■ Request
Write every line out verbatim and omit the pictures.

■ Supplied information

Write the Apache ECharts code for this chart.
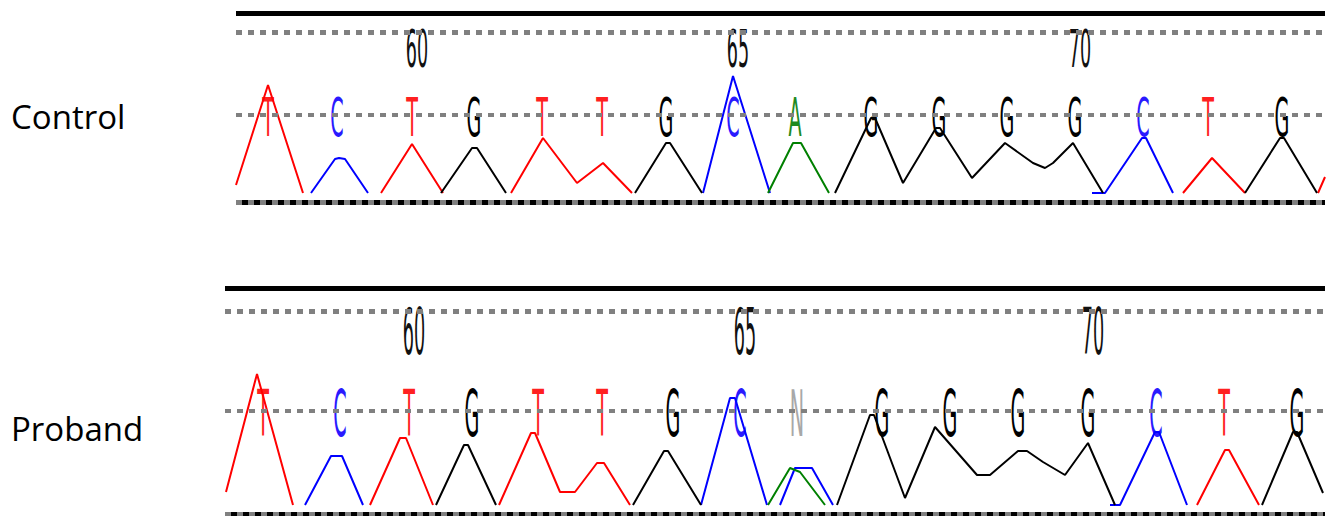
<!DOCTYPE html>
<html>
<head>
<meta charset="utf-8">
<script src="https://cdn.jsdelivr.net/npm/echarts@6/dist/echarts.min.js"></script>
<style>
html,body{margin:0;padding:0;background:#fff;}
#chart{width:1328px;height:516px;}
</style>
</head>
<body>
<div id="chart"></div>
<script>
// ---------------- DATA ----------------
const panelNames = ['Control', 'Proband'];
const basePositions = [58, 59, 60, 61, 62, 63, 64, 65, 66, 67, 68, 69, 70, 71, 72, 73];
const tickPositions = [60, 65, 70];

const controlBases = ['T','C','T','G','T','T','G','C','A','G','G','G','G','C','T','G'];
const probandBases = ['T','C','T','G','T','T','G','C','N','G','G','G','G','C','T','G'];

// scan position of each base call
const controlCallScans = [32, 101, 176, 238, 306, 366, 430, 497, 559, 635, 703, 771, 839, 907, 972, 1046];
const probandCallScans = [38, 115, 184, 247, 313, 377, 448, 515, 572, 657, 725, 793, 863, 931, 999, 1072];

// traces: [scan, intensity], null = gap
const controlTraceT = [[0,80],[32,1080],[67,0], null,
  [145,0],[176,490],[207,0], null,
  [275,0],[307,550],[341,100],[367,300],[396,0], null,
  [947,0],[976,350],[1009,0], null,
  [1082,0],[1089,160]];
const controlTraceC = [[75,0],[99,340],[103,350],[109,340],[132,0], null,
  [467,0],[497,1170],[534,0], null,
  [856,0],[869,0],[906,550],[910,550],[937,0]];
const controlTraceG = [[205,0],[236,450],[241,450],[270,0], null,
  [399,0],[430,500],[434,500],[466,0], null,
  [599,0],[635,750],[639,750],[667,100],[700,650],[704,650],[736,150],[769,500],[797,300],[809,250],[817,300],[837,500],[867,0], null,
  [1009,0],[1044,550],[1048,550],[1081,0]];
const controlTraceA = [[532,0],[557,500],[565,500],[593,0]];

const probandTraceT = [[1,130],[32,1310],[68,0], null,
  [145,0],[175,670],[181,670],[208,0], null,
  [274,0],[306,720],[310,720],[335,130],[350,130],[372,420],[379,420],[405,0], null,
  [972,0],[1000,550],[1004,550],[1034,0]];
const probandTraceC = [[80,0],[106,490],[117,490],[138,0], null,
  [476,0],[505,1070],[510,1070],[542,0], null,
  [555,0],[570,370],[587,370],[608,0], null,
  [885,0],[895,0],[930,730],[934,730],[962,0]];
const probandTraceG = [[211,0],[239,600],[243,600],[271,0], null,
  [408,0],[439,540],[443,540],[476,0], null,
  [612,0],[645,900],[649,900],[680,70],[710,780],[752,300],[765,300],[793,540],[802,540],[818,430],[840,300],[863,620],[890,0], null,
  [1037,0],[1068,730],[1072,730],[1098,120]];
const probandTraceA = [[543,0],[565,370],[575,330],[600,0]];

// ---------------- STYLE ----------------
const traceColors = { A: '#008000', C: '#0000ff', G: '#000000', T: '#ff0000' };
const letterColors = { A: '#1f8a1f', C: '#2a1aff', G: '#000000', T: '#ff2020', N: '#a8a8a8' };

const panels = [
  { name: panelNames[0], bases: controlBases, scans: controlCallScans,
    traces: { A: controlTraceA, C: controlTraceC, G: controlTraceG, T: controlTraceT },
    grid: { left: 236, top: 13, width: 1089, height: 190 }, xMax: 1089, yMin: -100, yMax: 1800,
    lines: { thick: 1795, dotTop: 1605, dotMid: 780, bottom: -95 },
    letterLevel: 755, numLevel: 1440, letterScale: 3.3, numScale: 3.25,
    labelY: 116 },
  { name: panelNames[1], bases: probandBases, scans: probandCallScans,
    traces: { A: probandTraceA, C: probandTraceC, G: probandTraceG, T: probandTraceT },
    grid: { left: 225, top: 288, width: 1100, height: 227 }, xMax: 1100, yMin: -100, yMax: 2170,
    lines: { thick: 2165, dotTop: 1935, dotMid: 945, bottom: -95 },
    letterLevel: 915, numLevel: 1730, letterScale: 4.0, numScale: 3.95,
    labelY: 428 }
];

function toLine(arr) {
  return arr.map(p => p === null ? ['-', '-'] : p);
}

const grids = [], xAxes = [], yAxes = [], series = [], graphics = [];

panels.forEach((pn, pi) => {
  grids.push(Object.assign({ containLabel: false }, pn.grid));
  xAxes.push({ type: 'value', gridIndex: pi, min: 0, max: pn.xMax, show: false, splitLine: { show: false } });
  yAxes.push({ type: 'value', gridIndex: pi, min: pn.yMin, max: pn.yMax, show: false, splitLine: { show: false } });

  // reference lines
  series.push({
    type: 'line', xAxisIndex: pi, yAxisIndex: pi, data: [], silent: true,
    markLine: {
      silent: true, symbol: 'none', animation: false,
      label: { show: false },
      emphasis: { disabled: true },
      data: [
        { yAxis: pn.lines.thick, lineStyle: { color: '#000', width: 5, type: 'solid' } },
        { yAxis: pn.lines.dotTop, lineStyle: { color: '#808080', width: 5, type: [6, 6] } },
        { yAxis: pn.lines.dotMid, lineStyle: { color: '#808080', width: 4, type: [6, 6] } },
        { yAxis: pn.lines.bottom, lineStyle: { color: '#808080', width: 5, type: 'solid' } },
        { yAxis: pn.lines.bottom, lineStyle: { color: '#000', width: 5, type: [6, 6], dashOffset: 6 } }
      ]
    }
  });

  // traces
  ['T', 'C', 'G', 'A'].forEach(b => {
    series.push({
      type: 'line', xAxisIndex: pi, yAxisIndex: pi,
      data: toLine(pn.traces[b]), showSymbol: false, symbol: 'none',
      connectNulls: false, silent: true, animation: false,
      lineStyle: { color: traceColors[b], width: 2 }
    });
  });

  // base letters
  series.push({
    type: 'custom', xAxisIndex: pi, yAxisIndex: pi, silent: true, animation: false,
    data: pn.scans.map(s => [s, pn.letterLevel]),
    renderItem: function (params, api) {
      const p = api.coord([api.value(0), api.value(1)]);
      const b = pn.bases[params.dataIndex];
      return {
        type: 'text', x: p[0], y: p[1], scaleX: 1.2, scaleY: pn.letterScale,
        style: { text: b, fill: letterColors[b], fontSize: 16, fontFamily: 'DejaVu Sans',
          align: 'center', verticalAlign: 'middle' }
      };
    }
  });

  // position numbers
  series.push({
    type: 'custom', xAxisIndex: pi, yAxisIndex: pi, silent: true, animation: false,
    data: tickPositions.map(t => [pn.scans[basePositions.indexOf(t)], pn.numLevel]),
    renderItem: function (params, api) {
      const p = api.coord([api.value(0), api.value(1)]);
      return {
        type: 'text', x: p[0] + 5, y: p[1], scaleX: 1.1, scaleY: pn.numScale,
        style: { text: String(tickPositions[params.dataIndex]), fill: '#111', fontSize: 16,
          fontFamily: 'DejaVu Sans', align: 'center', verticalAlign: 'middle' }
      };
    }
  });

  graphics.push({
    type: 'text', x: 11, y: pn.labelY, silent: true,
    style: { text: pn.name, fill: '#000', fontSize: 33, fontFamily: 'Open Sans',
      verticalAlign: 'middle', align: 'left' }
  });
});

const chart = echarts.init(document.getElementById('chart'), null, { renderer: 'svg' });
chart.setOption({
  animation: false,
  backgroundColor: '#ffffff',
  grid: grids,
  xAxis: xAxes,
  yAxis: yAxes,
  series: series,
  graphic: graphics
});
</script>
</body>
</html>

■ Written solution
Write the Apache ECharts code for this chart.
<!DOCTYPE html>
<html>
<head>
<meta charset="utf-8">
<script src="https://cdn.jsdelivr.net/npm/echarts@6/dist/echarts.min.js"></script>
<style>
html,body{margin:0;padding:0;background:#fff;}
#chart{width:1328px;height:516px;}
</style>
</head>
<body>
<div id="chart"></div>
<script>
// ---------------- DATA ----------------
const panelNames = ['Control', 'Proband'];
const basePositions = [58, 59, 60, 61, 62, 63, 64, 65, 66, 67, 68, 69, 70, 71, 72, 73];
const tickPositions = [60, 65, 70];

const controlBases = ['T','C','T','G','T','T','G','C','A','G','G','G','G','C','T','G'];
const probandBases = ['T','C','T','G','T','T','G','C','N','G','G','G','G','C','T','G'];

// scan position of each base call
const controlCallScans = [32, 101, 176, 238, 306, 366, 430, 497, 559, 635, 703, 771, 839, 907, 972, 1046];
const probandCallScans = [38, 115, 184, 247, 313, 377, 448, 515, 572, 657, 725, 793, 863, 931, 999, 1072];

// traces: [scan, intensity], null = gap
const controlTraceT = [[0,80],[32,1080],[67,0], null,
  [145,0],[176,490],[207,0], null,
  [275,0],[307,550],[341,100],[367,300],[396,0], null,
  [947,0],[976,350],[1009,0], null,
  [1082,0],[1089,160]];
const controlTraceC = [[75,0],[99,340],[103,350],[109,340],[132,0], null,
  [467,0],[497,1170],[534,0], null,
  [856,0],[869,0],[906,550],[910,550],[937,0]];
const controlTraceG = [[205,0],[236,450],[241,450],[270,0], null,
  [399,0],[430,500],[434,500],[466,0], null,
  [599,0],[635,750],[639,750],[667,100],[700,650],[704,650],[736,150],[769,500],[797,300],[809,250],[817,300],[837,500],[867,0], null,
  [1009,0],[1044,550],[1048,550],[1081,0]];
const controlTraceA = [[532,0],[557,500],[565,500],[593,0]];

const probandTraceT = [[1,130],[32,1310],[68,0], null,
  [145,0],[175,670],[181,670],[208,0], null,
  [274,0],[306,720],[310,720],[335,130],[350,130],[372,420],[379,420],[405,0], null,
  [972,0],[1000,550],[1004,550],[1034,0]];
const probandTraceC = [[80,0],[106,490],[117,490],[138,0], null,
  [476,0],[505,1070],[510,1070],[542,0], null,
  [555,0],[570,370],[587,370],[608,0], null,
  [885,0],[895,0],[930,730],[934,730],[962,0]];
const probandTraceG = [[211,0],[239,600],[243,600],[271,0], null,
  [408,0],[439,540],[443,540],[476,0], null,
  [612,0],[645,900],[649,900],[680,70],[710,780],[752,300],[765,300],[793,540],[802,540],[818,430],[840,300],[863,620],[890,0], null,
  [1037,0],[1068,730],[1072,730],[1098,120]];
const probandTraceA = [[543,0],[565,370],[575,330],[600,0]];

// ---------------- STYLE ----------------
const traceColors = { A: '#008000', C: '#0000ff', G: '#000000', T: '#ff0000' };
const letterColors = { A: '#1f8a1f', C: '#2a1aff', G: '#000000', T: '#ff2020', N: '#a8a8a8' };

const panels = [
  { name: panelNames[0], bases: controlBases, scans: controlCallScans,
    traces: { A: controlTraceA, C: controlTraceC, G: controlTraceG, T: controlTraceT },
    grid: { left: 236, top: 13, width: 1089, height: 190 }, xMax: 1089, yMin: -100, yMax: 1800,
    lines: { thick: 1795, dotTop: 1605, dotMid: 780, bottom: -95 },
    letterLevel: 755, numLevel: 1440, letterScale: 3.3, numScale: 3.25,
    labelY: 116 },
  { name: panelNames[1], bases: probandBases, scans: probandCallScans,
    traces: { A: probandTraceA, C: probandTraceC, G: probandTraceG, T: probandTraceT },
    grid: { left: 225, top: 288, width: 1100, height: 227 }, xMax: 1100, yMin: -100, yMax: 2170,
    lines: { thick: 2165, dotTop: 1935, dotMid: 945, bottom: -95 },
    letterLevel: 915, numLevel: 1730, letterScale: 4.0, numScale: 3.95,
    labelY: 428 }
];

function toLine(arr) {
  return arr.map(p => p === null ? ['-', '-'] : p);
}

const grids = [], xAxes = [], yAxes = [], series = [], graphics = [];

panels.forEach((pn, pi) => {
  grids.push(Object.assign({ containLabel: false }, pn.grid));
  xAxes.push({ type: 'value', gridIndex: pi, min: 0, max: pn.xMax, show: false, splitLine: { show: false } });
  yAxes.push({ type: 'value', gridIndex: pi, min: pn.yMin, max: pn.yMax, show: false, splitLine: { show: false } });

  // reference lines
  series.push({
    type: 'line', xAxisIndex: pi, yAxisIndex: pi, data: [], silent: true,
    markLine: {
      silent: true, symbol: 'none', animation: false,
      label: { show: false },
      emphasis: { disabled: true },
      data: [
        { yAxis: pn.lines.thick, lineStyle: { color: '#000', width: 5, type: 'solid' } },
        { yAxis: pn.lines.dotTop, lineStyle: { color: '#808080', width: 5, type: [6, 6] } },
        { yAxis: pn.lines.dotMid, lineStyle: { color: '#808080', width: 4, type: [6, 6] } },
        { yAxis: pn.lines.bottom, lineStyle: { color: '#808080', width: 5, type: 'solid' } },
        { yAxis: pn.lines.bottom, lineStyle: { color: '#000', width: 5, type: [6, 6], dashOffset: 6 } }
      ]
    }
  });

  // traces
  ['T', 'C', 'G', 'A'].forEach(b => {
    series.push({
      type: 'line', xAxisIndex: pi, yAxisIndex: pi,
      data: toLine(pn.traces[b]), showSymbol: false, symbol: 'none',
      connectNulls: false, silent: true, animation: false,
      lineStyle: { color: traceColors[b], width: 2 }
    });
  });

  // base letters
  series.push({
    type: 'custom', xAxisIndex: pi, yAxisIndex: pi, silent: true, animation: false,
    data: pn.scans.map(s => [s, pn.letterLevel]),
    renderItem: function (params, api) {
      const p = api.coord([api.value(0), api.value(1)]);
      const b = pn.bases[params.dataIndex];
      return {
        type: 'text', x: p[0], y: p[1], scaleX: 1.2, scaleY: pn.letterScale,
        style: { text: b, fill: letterColors[b], fontSize: 16, fontFamily: 'DejaVu Sans',
          align: 'center', verticalAlign: 'middle' }
      };
    }
  });

  // position numbers
  series.push({
    type: 'custom', xAxisIndex: pi, yAxisIndex: pi, silent: true, animation: false,
    data: tickPositions.map(t => [pn.scans[basePositions.indexOf(t)], pn.numLevel]),
    renderItem: function (params, api) {
      const p = api.coord([api.value(0), api.value(1)]);
      return {
        type: 'text', x: p[0] + 5, y: p[1], scaleX: 1.1, scaleY: pn.numScale,
        style: { text: String(tickPositions[params.dataIndex]), fill: '#111', fontSize: 16,
          fontFamily: 'DejaVu Sans', align: 'center', verticalAlign: 'middle' }
      };
    }
  });

  graphics.push({
    type: 'text', x: 11, y: pn.labelY, silent: true,
    style: { text: pn.name, fill: '#000', fontSize: 33, fontFamily: 'Open Sans',
      verticalAlign: 'middle', align: 'left' }
  });
});

const chart = echarts.init(document.getElementById('chart'), null, { renderer: 'svg' });
chart.setOption({
  animation: false,
  backgroundColor: '#ffffff',
  grid: grids,
  xAxis: xAxes,
  yAxis: yAxes,
  series: series,
  graphic: graphics
});
</script>
</body>
</html>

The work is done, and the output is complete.